La Jornada – Mercoledì 12 marzo 2008
Si uniscono al digiuno 11 detenuti del Cereso 17 e 3 del Amate: in tutto ora sono 36
Si estende la protesta degli indigeni nelle carceri del Chiapas
HERMANN BELLINGHAUSEN

Continua ad estendersi lo sciopero della fame degli indigeni nelle prigioni del Chiapas. Sono già 36 le persone che stanno attuando la protesta estrema per chiedere la loro liberazione. Undici detenuti nel Centro di Recupero Sociale (Cereso) 17, "José Patrocinio González Garrido", nel municipio di Playas de Catazajá, al nord del Chiapas, si sono uniti questa domenica alla protesta che stanno attuando 22 detenuti nel Cereso 14, e 5 di Cintalapa e San Cristóbal de las Casas rispettivamente.

Intanto, altri tre del Amate, a Cintalapa, hanno dichiarato lo sciopero della fame. Si tratta di Rubén Jiménez Pablo, Enrique López Hernández e Pável Vázquez Cruz, del Movimiento Campesinos Regional Independiente (Mocri-CNPA), arrestati dal governo di Pablo Salazar Mendiguchía.

Quelli di Catazajá dicono di essere accusati falsamente di gravi reati quali sequestro, estorsione e, in alcuni casi, omicidio, in quella che sembra essere la vendetta senza alcun fondamento legale da parte di appartenenti al gruppo priista Organizzazione per la Difesa dei Diritti Indigeni e Contadini (Opddic) contro le basi di appoggio zapatiste, simpatizzanti e familiari.

I 12 nuovi scioperanti, reclusi nel Cereso 17 di Playas de Catazajá, provengono dalla comunità Busiljá. Almeno uno era stato presente ad un omicidio tra priisti della Opddic; poi gli hanno sparato alla testa ed era stato dato per morto. Nonostante questo è sopravvissuto ma gli ci sono voluti otto mesi per riprendersi. Alla fine è stato arrestato per un omicidio che non ha commesso.

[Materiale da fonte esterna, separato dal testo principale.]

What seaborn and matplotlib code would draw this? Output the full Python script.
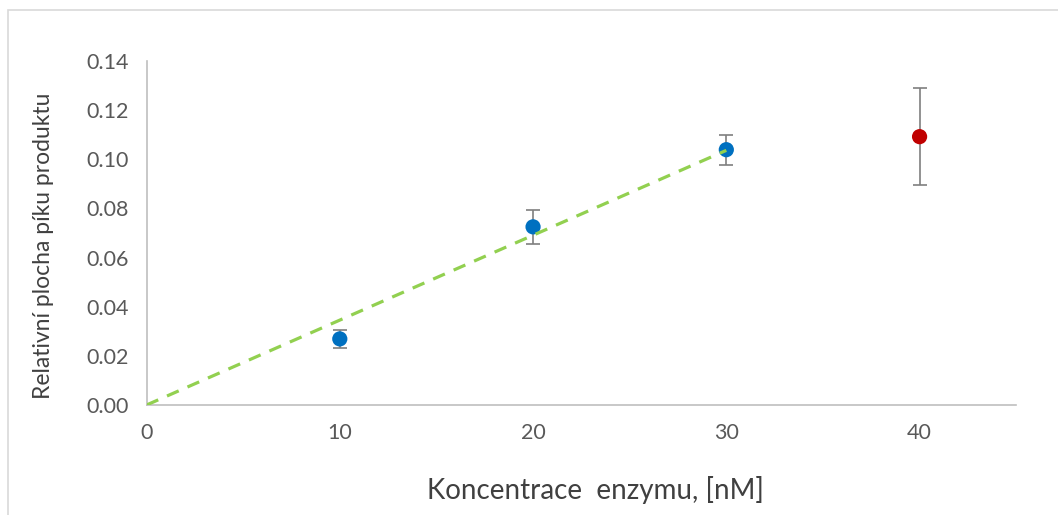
import numpy as np
import pandas as pd
import matplotlib
matplotlib.use('Agg')
import matplotlib.pyplot as plt
import seaborn as sns
from matplotlib.patches import Rectangle

# values
conc = [10, 20, 30]
area = [0.0269, 0.0725, 0.1039]
area_err = [0.0036, 0.0070, 0.0061]

outlier_conc = [40]
outlier_area = [0.1092]
outlier_err = [0.0196]

x_ticks = [0, 10, 20, 30, 40]
y_ticks = [0.00, 0.02, 0.04, 0.06, 0.08, 0.10, 0.12, 0.14]

df = pd.DataFrame({'conc': conc, 'area': area, 'err': area_err})

# trend line through origin, fitted on the three blue points
slope = np.sum(df['conc'] * df['area']) / np.sum(df['conc'] ** 2)
trend = pd.DataFrame({'conc': [0, conc[-1]], 'area': [0, slope * conc[-1]]})

sns.set_style('white')
plt.rcParams['font.family'] = ['Lato', 'DejaVu Sans']

fig = plt.figure(figsize=(10.58, 5.15), dpi=100)
ax = fig.add_axes([0.1385, 0.2136, 0.822, 0.668])

grey = '#7f7f7f'
txt = '#404040'

sns.lineplot(data=trend, x='conc', y='area', ax=ax, color='#92D050',
             linewidth=2.3, linestyle=(0, (4, 3)), zorder=3)

ax.errorbar(df['conc'], df['area'], yerr=df['err'], fmt='none',
            ecolor=grey, elinewidth=1.2, capsize=5, capthick=1.2, zorder=2)
ax.errorbar(outlier_conc, outlier_area, yerr=outlier_err, fmt='none',
            ecolor=grey, elinewidth=1.2, capsize=5, capthick=1.2, zorder=2)

sns.scatterplot(data=df, x='conc', y='area', ax=ax, color='#0070C0',
                s=120, edgecolor='none', zorder=2.5)
sns.scatterplot(x=outlier_conc, y=outlier_area, ax=ax, color='#C00000',
                s=120, edgecolor='none', zorder=4)

ax.set_xlim(0, 45)
ax.set_ylim(0, 0.14)
ax.set_xticks(x_ticks)
ax.set_yticks(y_ticks)
ax.set_yticklabels([f'{v:.2f}' for v in y_ticks])

for side in ['top', 'right']:
    ax.spines[side].set_visible(False)
for side in ['left', 'bottom']:
    ax.spines[side].set_color('#bfbfbf')
    ax.spines[side].set_linewidth(1.2)

ax.tick_params(axis='both', which='major', direction='out', length=6,
               width=1.2, color='#bfbfbf', labelsize=15.5, labelcolor='#595959')
ax.tick_params(axis='x', pad=7)
ax.tick_params(axis='y', pad=7)

ax.set_xlabel('Koncentrace  enzymu, [nM]', fontsize=20, color=txt)
ax.set_ylabel('Relativní plocha píku produktu', fontsize=16.5, color=txt)
ax.xaxis.label.set_va('center')
ax.yaxis.label.set_va('center')
ax.xaxis.set_label_coords(0.516, -0.247)
ax.yaxis.set_label_coords(-0.119, 0.462)

# chart-area frame (cropped on right/bottom as in the reference)
fig.patches.append(Rectangle((8 / 1058, -0.1), 1.2, 1 - 10 / 515 + 0.1,
                             transform=fig.transFigure, fill=False,
                             edgecolor='#d9d9d9', linewidth=1.2))

fig.savefig('out.png', dpi=100)
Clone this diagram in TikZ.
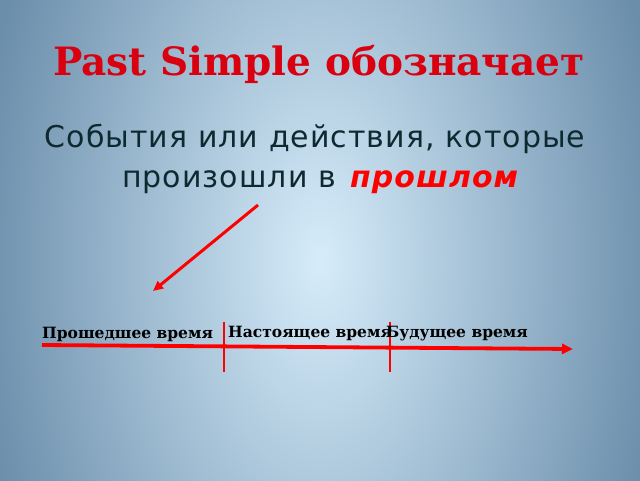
\documentclass[tikz,border=0pt]{standalone}
\usepackage{fontspec}
\setmainfont{DejaVu Serif}
\newfontfamily\bodyfont[LetterSpace=3.5]{DejaVu Sans}
\usetikzlibrary{arrows.meta}
\definecolor{bgin}{HTML}{D6ECFA}
\definecolor{bgout}{HTML}{6B8EAB}
\definecolor{titlered}{HTML}{D90010}
\definecolor{bodytxt}{HTML}{0E2A30}
\tikzset{
  redline/.style={draw=red, line width=3pt},
  redarrow/.style={redline, -{Triangle[length=10pt,width=9pt]}},
  tickline/.style={draw=red, line width=2.8pt},
  tlabel/.style={font=\bfseries\fontsize{15.5}{18}\selectfont, anchor=base west, inner sep=0pt, text=black},
}
\begin{document}
\begin{tikzpicture}[x=1pt,y=-1pt]
\useasboundingbox (0,0) rectangle (640,480);
\begin{scope}
\clip (0,0) rectangle (640,480);
\fill[bgout] (0,0) rectangle (640,480);
\shade[inner color=bgin, outer color=bgout] (320,260) ellipse (345 and 600);
\end{scope}
% title
\node[anchor=base, inner sep=0pt, text=titlered, font=\bfseries\fontsize{39}{44}\selectfont] (title) at (319,75) {Past Simple обозначает};
% body
\node[anchor=base, inner sep=0pt, text=bodytxt, font=\bodyfont\fontsize{30}{34}\selectfont] (line1) at (315,147) {События или действия, которые};
\node[anchor=base west, inner sep=0pt, text=bodytxt, font=\bodyfont\fontsize{30}{34}\selectfont] (line2) at (122,187) {произошли в};
\node[anchor=base west, inner sep=0pt, text=red, font=\bodyfont\bfseries\itshape\fontsize{30}{34}\selectfont] (past) at (350,187) {прошлом};
% diagonal arrow
\coordinate (d1) at (258,205);
\coordinate (d2) at (153,291);
\draw[redarrow] (d1) -- (d2);
% timeline
\coordinate (t1) at (42,345);
\coordinate (t2) at (573,349);
\draw[redline, line width=3.8pt, -{Triangle[length=11pt,width=10pt]}] (t1) -- (t2);
\coordinate (v1a) at (224,322);
\coordinate (v1b) at (224,372);
\coordinate (v2a) at (390,322);
\coordinate (v2b) at (390,372);
\draw[tickline] (v1a) -- (v1b);
\draw[tickline] (v2a) -- (v2b);
\node[tlabel] (pastl) at (42,338) {Прошедшее время};
\node[tlabel] (presl) at (228,337) {Настоящее время};
\node[tlabel] (futl) at (386,337) {Будущее время};
\end{tikzpicture}
\end{document}
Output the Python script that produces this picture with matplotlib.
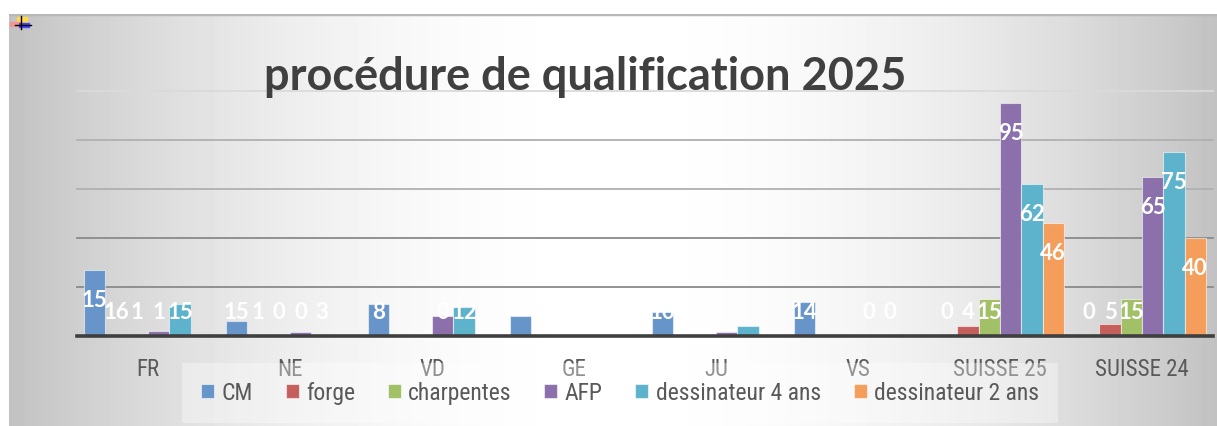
import numpy as np
import matplotlib
matplotlib.use("Agg")
import matplotlib.pyplot as plt
from matplotlib import font_manager
from matplotlib.patches import Rectangle

categories = ["FR", "NE", "VD", "GE", "JU", "VS", "SUISSE 25", "SUISSE 24"]
series_names = ["CM", "forge", "charpentes", "AFP", "dessinateur 4 ans", "dessinateur 2 ans"]

# bar heights as drawn in the reference
cm_vals = [27, 6, 13, 8, 10, 14, 0, 0]
forge_vals = [0, 0, 0, 0, 0, 0, 4, 5]
charp_vals = [0, 0, 0, 0, 0, 0, 15, 15]
afp_vals = [2, 1.5, 8, 0, 1.5, 0, 95, 65]
dess4_vals = [13, 0, 12, 0.5, 4, 0, 62, 75]
dess2_vals = [0, 0, 0, 0, 0, 0, 46, 40]

# data labels as printed in the reference (they do not always match the bars)
cm_labels = ["15", "15", "8", "", "10", "14", "0", "0"]
forge_labels = ["16", "1", "", "", "", "", "4", "5"]
charp_labels = ["1", "0", "", "", "", "", "15", "15"]
afp_labels = ["1", "0", "0", "", "", "0", "95", "65"]
dess4_labels = ["15", "3", "12", "", "", "0", "62", "75"]
dess2_labels = ["", "", "", "", "", "", "46", "40"]

colors = ["#6794C9", "#C45F5C", "#A2C065", "#8B70AB", "#5DB3CB", "#F59D5A"]

values = [cm_vals, forge_vals, charp_vals, afp_vals, dess4_vals, dess2_vals]
labels = [cm_labels, forge_labels, charp_labels, afp_labels, dess4_labels, dess2_labels]

names = {f.name for f in font_manager.fontManager.ttflist}
narrow = next((f for f in ["Liberation Sans Narrow", "Roboto Condensed", "Open Sans Condensed",
                           "Noto Sans"] if f in names), "DejaVu Sans")
bold_font = "Lato" if "Lato" in names else "DejaVu Sans"

W, H = 1217, 427
fig = plt.figure(figsize=(W / 100, H / 100), dpi=100)
fig.patch.set_facecolor("white")


def px(x0, y0, x1, y1):
    # pixel box (top-left origin) -> figure fraction rect
    return [x0 / W, 1 - y1 / H, (x1 - x0) / W, (y1 - y0) / H]


# gradient background of the chart area
bg = fig.add_axes(px(9, 15, 1217, 427))
xx = np.linspace(9, 1217, 400)
u = (xx - 613) / 604
grad = 1 - 0.24 * u ** 2
img = np.tile(grad, (50, 1))
bg.imshow(img, cmap="gray", vmin=0, vmax=1, aspect="auto", extent=[0, 1, 0, 1])
bg.axhline(1, color="#b8b8b8", lw=2.5)
bg.set_axis_off()

# little corner icon
icon = fig.add_axes(px(9, 16, 35, 32))
icon.set_xlim(0, 26)
icon.set_ylim(16, 0)
icon.add_patch(Rectangle((8, 2), 10, 8, color="#ffd84a"))
icon.add_patch(Rectangle((1, 7), 10, 4, color="#ff8c8c", alpha=0.8))
icon.add_patch(Rectangle((10, 8), 10, 4, color="#4646ff"))
icon.plot([12, 12], [1, 14], color="black", lw=1)
icon.plot([6, 22], [10, 10], color="black", lw=1)
icon.set_axis_off()

ax = fig.add_axes(px(77, 92, 1213, 337))
ax.patch.set_alpha(0)
x = np.arange(len(categories))
bw = 0.15
for i, (vals, labs, col) in enumerate(zip(values, labels, colors)):
    pos = x + (i - 2.5) * bw
    ax.bar(pos, vals, width=bw, color=col, edgecolor=(1, 1, 1, 0.55), linewidth=0.8,
           zorder=3, label=series_names[i])
    for p, v, t in zip(pos, vals, labs):
        if t:
            ax.text(p, max(v - 12, 10), t, ha="center", va="center", color="white",
                    fontsize=16, fontweight="bold", family=bold_font, zorder=4)

ax.set_xlim(-0.5, len(categories) - 0.5)
ax.set_ylim(0, 100)
grid_cols = {20: "#8a8a8a", 40: "#8a8a8a", 60: "#b0b0b0", 80: "#b0b0b0", 100: "#dadada"}
for yv, gc in grid_cols.items():
    ax.axhline(yv, color=gc, lw=1.3, zorder=1, clip_on=False)
ax.axhline(0, color="#3f3f3f", lw=2.6, zorder=5, clip_on=False)
for s in ax.spines.values():
    s.set_visible(False)
ax.set_yticks([])
ax.set_xticks(x)
ax.set_xticklabels(categories, fontsize=16.5, color="#595959", family=narrow)
ax.tick_params(axis="x", length=0, pad=15)

fig.text(0.481, 1 - 77 / H, "procédure de qualification 2025", ha="center", va="center",
         fontsize=32.5, fontweight="bold", color="#404040", family=bold_font)

handles, hl = ax.get_legend_handles_labels()
leg = fig.legend(handles, hl, loc="center", bbox_to_anchor=(620 / W, 1 - 394 / H), ncol=6,
                 frameon=True, handlelength=0.55, handleheight=0.55,
                 handletextpad=0.3, columnspacing=1.4, borderpad=0.5,
                 prop={"family": narrow, "size": 17})
leg.get_frame().set_facecolor("white")
leg.get_frame().set_alpha(0.35)
leg.get_frame().set_edgecolor("none")
leg.get_frame().set_boxstyle("square")
for t in leg.get_texts():
    t.set_color("#595959")

fig.savefig("out.png", dpi=100)
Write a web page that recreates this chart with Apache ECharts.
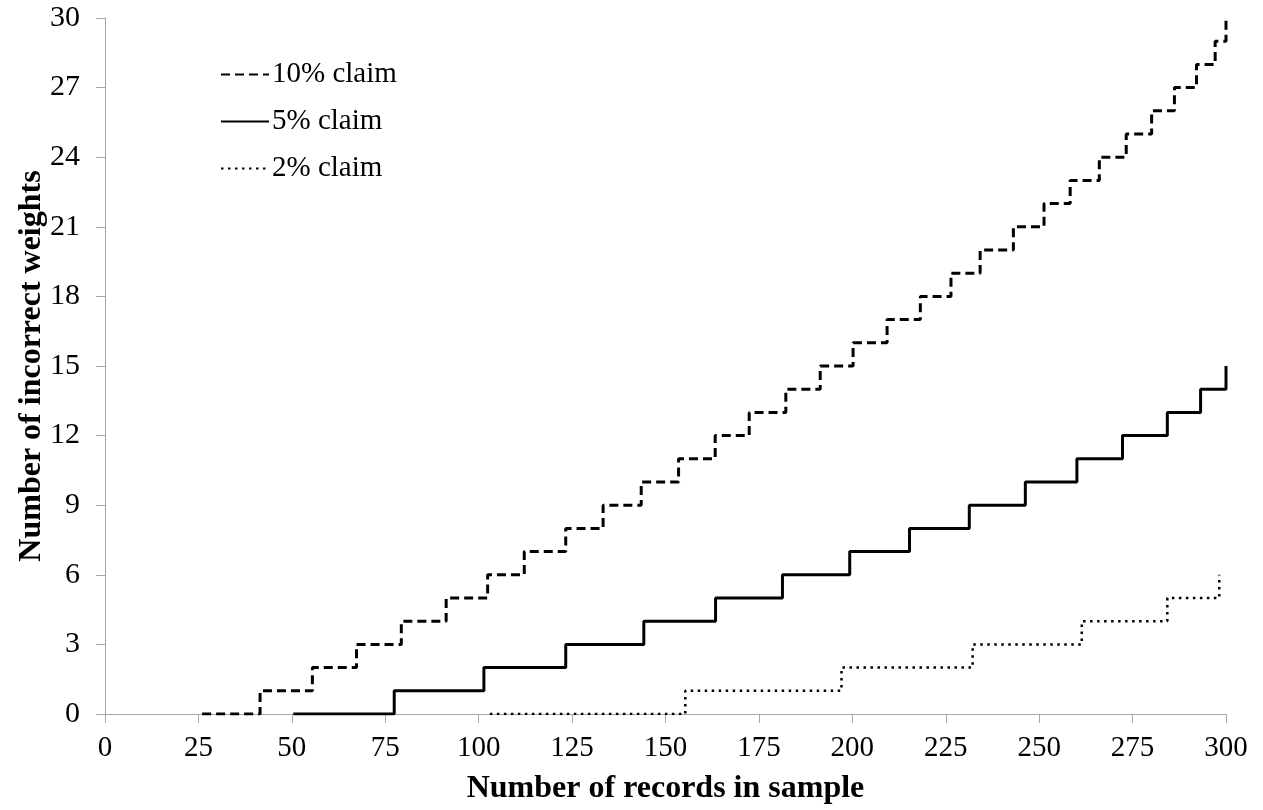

Come in molti altri casi, con la complicità dei giudici e del Pubblico Ministero.

Profughi dal 1997, perseguitati e minacciati per anni, ed alla fine catturati da poliziotti di Pubblica Sicurezza e membri di Opddic, questi di Busiljá scontano pene su accuse false, mentre gli assassini dei due priisti (anch'essi priisti) sono liberi ed impuni.

Il primo recluso indigeno a dichiararsi in protesta, Zacario Hernández Hernández, di Tres Cruces (San Juan Chamula), catechista dell'organizzazione Pueblo Creyente, non tocca cibo nel carcere di El Amate da quasi un mese.

Gli indigeni originari di Busiljá reclusi a Catazajá sono Pablo, Timoteo, Fausto, José, Felipe, Esteban, Elías (padre) ed Elías (figlio), tutti di cognome fanno Sánchez Gómez, Pablo Gutiérrez Hernández, Javier Sánchez López e Fidencio Sánchez Gutiérrez. Una donna appartenente a questo stesso gruppo, Amapola Gómez Pérez, si trova nel carcere di San Cristóbal e non si è potuta confermare la sua adesione alla protesta.

Da parte sua, i detenuti politici di La Voz del Amate, aderenti all'altra campagna, accusano le autorità penitenziarie di persecuzione, vessazioni e di "ostacolare" il loro movimento. Si lamentano della "mancanza di rispetto" verso i loro famigliari che vengono in visita. I secondini "vengono dove noi stiamo in sciopero della fame e mangiano davanti a noi, facendoci stare male. Hanno tentato di farci cedere, di proibirci di andare in bagno e di portarci in un altro posto, dove loro incitano allo scontro ed al maltrattamento".

Denunciano aggressioni e "anomalie" nella sezione femminile, dove si trova la loro compagna María Delia Pérez Arizmendi, così come la presenza del corpo speciale Lobo nelle vicinanze del loro presidio nel cortile della prigione. Accusano il direttore ed il governatore Juan Sabines "dell’incessante maltrattamento".